**Objective**
Begin with the first line of the material and copy each line word for word through the line that contains "(538,215) .. (utopright);"; the pictures are left out.

**Available data**
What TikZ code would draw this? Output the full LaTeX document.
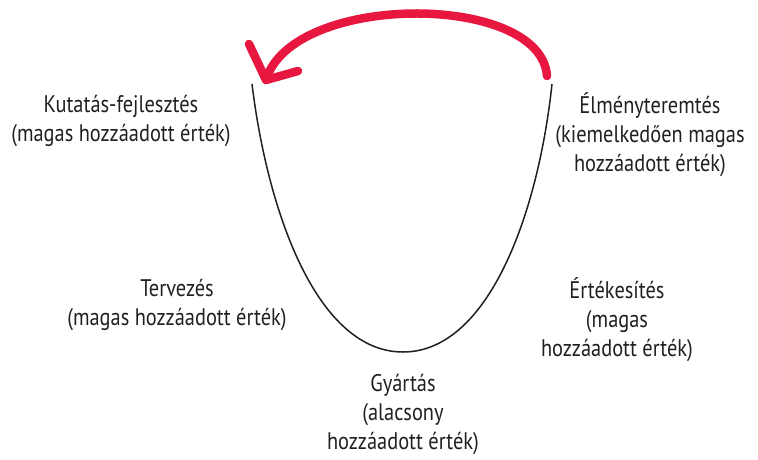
\documentclass[tikz,border=0pt]{standalone}
\usepackage{fontspec}
\setmainfont[FakeStretch=0.85]{PT Sans}
\definecolor{arrowred}{HTML}{E8173F}
\definecolor{textgray}{HTML}{231F20}
\tikzset{
  label/.style={align=center,text=textgray,font=\fontsize{24}{29}\selectfont,inner sep=0pt},
  redarrow/.style={draw=arrowred,line width=8.5pt,line cap=round,line join=round}
}
\begin{document}
\begin{tikzpicture}[x=1pt,y=-1pt]
\useasboundingbox (0,0) rectangle (758,459);

\node[label] (kutatas) at (121,121) {Kutatás-fejlesztés\\(magas hozzáadott érték)};
\node[label] (tervezes) at (177,305) {Tervezés\\(magas hozzáadott érték)};
\node[label] (gyartas) at (403,414) {Gyártás\\(alacsony\\hozzáadott érték)};
\node[label] (ertekesites) at (617,320) {Értékesítés\\(magas\\hozzáadott érték)};
\node[label] (elmeny) at (650,135) {Élményteremtés\\(kiemelkedően magas\\hozzáadott érték)};

\coordinate (utopleft) at (252,84);
\coordinate (ubottom) at (403,352);
\coordinate (utopright) at (552,84);
\draw[textgray,line width=1.5pt] (utopleft) .. controls (268,215) and (318,352) .. (ubottom)
  .. controls (488,352) and (538,215) .. (utopright);

% red arrow
\coordinate (arcstart) at (547,76);
\coordinate (tip) at (266,80);
\draw[redarrow] (arcstart) .. controls (541,-8) and (292,-8) .. (tip);
\draw[redarrow] (249,44) -- (tip) -- (298,71);
\end{tikzpicture}
\end{document}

**Exercise output**
What TikZ code would draw this? Output the full LaTeX document.
\documentclass[tikz,border=0pt]{standalone}
\usepackage{fontspec}
\setmainfont[FakeStretch=0.85]{PT Sans}
\definecolor{arrowred}{HTML}{E8173F}
\definecolor{textgray}{HTML}{231F20}
\tikzset{
  label/.style={align=center,text=textgray,font=\fontsize{24}{29}\selectfont,inner sep=0pt},
  redarrow/.style={draw=arrowred,line width=8.5pt,line cap=round,line join=round}
}
\begin{document}
\begin{tikzpicture}[x=1pt,y=-1pt]
\useasboundingbox (0,0) rectangle (758,459);

\node[label] (kutatas) at (121,121) {Kutatás-fejlesztés\\(magas hozzáadott érték)};
\node[label] (tervezes) at (177,305) {Tervezés\\(magas hozzáadott érték)};
\node[label] (gyartas) at (403,414) {Gyártás\\(alacsony\\hozzáadott érték)};
\node[label] (ertekesites) at (617,320) {Értékesítés\\(magas\\hozzáadott érték)};
\node[label] (elmeny) at (650,135) {Élményteremtés\\(kiemelkedően magas\\hozzáadott érték)};

\coordinate (utopleft) at (252,84);
\coordinate (ubottom) at (403,352);
\coordinate (utopright) at (552,84);
\draw[textgray,line width=1.5pt] (utopleft) .. controls (268,215) and (318,352) .. (ubottom)
  .. controls (488,352) and (538,215) .. (utopright);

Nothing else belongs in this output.